Tuesday, November 17, 2009
Ken Chenault's State Of Denial On CNBC
I caught some of American Express CEO Ken Chenault's happy talk on CNBC this morning.
In my prior posts on the company, found under its label along the right side of the main page, I have catalogued some of the outrage that Chenault triggered by his firm's summary severing of account relationships with long time, non-delinquent customers.
This morning, he was all smiles and reporting falling chargeoffs.
But if you look at the nearby, five-year chart of Amex's and the S&P500 Index's prices, you can see that the firm has been struggling for nearly two years with anemic performance.
As long ago as early 2006, the company's return had begun to trail the index, and it's never recovered.
Thus, simply blaming last year's credit crisis is disingenuous.

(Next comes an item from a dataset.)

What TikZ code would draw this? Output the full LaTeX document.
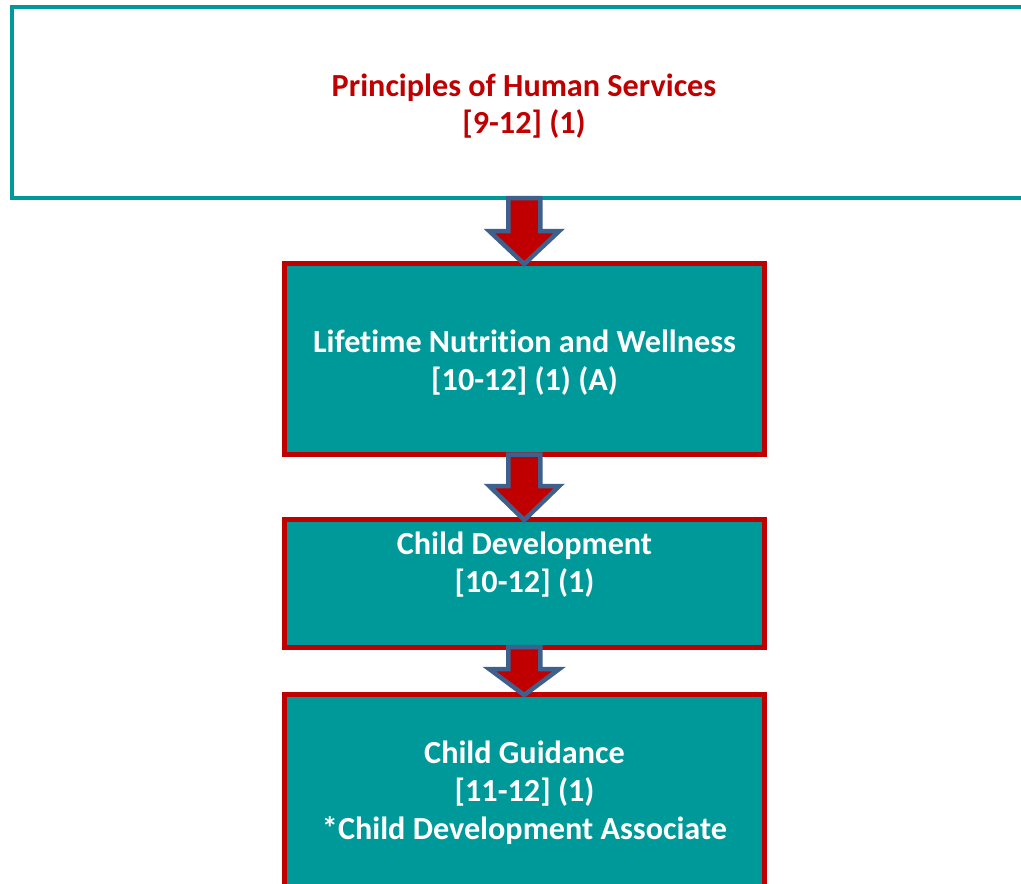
\documentclass[tikz,border=0pt]{standalone}
\usepackage{fontspec}
\setmainfont{Carlito}[Ligatures=NoCommon]
\usetikzlibrary{calc}
\definecolor{teal1}{RGB}{0,153,153}
\definecolor{red1}{RGB}{192,0,0}
\definecolor{arrowline}{RGB}{62,96,140}
\tikzset{
  every node/.style={inner sep=0pt, outer sep=0pt},
  topbox/.style={draw=teal1, line width=4pt, fill=white, rectangle},
  coursebox/.style={draw=red1, line width=5pt, fill=teal1, rectangle},
  toptext/.style={text=red1, font=\bfseries\fontsize{32.2}{37.5}\selectfont, align=center, anchor=base},
  boxtext/.style={text=white, font=\bfseries\fontsize{32.2}{38}\selectfont, align=center, anchor=base},
  blockarr/.style={fill=red1, draw=arrowline, line width=4.5pt, line join=miter, miter limit=10}
}
\newcommand\downarrowblock[3]{% #1 start coord, #2 tip coord, #3 head length
  \draw[blockarr]
    let \p1=#1, \p2=#2 in
    (\x2-16pt,\y1) -- (\x2-16pt,\y2+#3pt) -- (\x2-35pt,\y2+#3pt) -- (\x2,\y2)
    -- (\x2+35pt,\y2+#3pt) -- (\x2+16pt,\y2+#3pt) -- (\x2+16pt,\y1) -- cycle;
}
\begin{document}
\begin{tikzpicture}[x=1pt,y=-1pt]
\useasboundingbox (0,0) rectangle (1021,884);
\clip (0,0) rectangle (1021,884);
% boxes
\node[topbox, minimum width=1028pt, minimum height=191pt, anchor=north west] (top) at (12,7) {};
\node[coursebox, minimum width=479.5pt, minimum height=191.5pt, anchor=north west] (b2) at (284.5,263) {};
\node[coursebox, minimum width=479.5pt, minimum height=128pt, anchor=north west] (b3) at (284.5,519) {};
\node[coursebox, minimum width=479.5pt, minimum height=220pt, anchor=north west] (b4) at (284.5,694) {};
% texts
\node[toptext] (t1) at (524,133.5) {Principles of Human Services\\{[9-12]} (1)};
\node[boxtext] (t2) at (524.5,390) {Lifetime Nutrition and Wellness\\{[10-12]} (1) (A)};
\node[boxtext] (t3) at (524.5,592) {Child Development\\{[10-12]} (1)};
\node[boxtext] (t4) at (524.5,839) {Child Guidance\\{[11-12]} (1)\\*Child Development Associate};
% arrows
\coordinate (a1s) at (top.south -| b2.north);
\coordinate (a1e) at ($(b2.north)+(0,1)$);
\downarrowblock{(a1s)}{(a1e)}{33}
\coordinate (a2e) at ($(b3.north)+(0,1)$);
\downarrowblock{(b2.south)}{(a2e)}{34}
\coordinate (a3e) at ($(b4.north)+(0,1)$);
\downarrowblock{(b3.south)}{(a3e)}{26}
\end{tikzpicture}
\end{document}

It also begs the question of how Chenault's knee-jerk credit withdrawal decisions may have inflicted long term damage on American Express' brand name and earning power going forward.
Chenault confirmed that, despite having taken refuge in a commercial banking license, when his firm took federal cash to avoid bankruptcy, it has no plans to become a full service banks. Instead, he spoke of regionally-based growth through, one supposes, credit card relationships.
Isn't this more proof of excess capacity in the financial services sector? And, perhaps, that Amex should have been closed or merged with a healthier, broader financial utility?
Instead, all Chenault hopes for is to regrow charge card volumes and customers. Granted, it may be better than moving headlong into physical branch banking or other activities in which the firm has little or no experience or expertise. But simply changing direction on credit provision doesn't seem that creative, or worthwhile, in the greater scheme of US banking, does it?
I wonder how realistic that is, in view of Amex's recent shedding of so many paying, charging customers only a few months ago?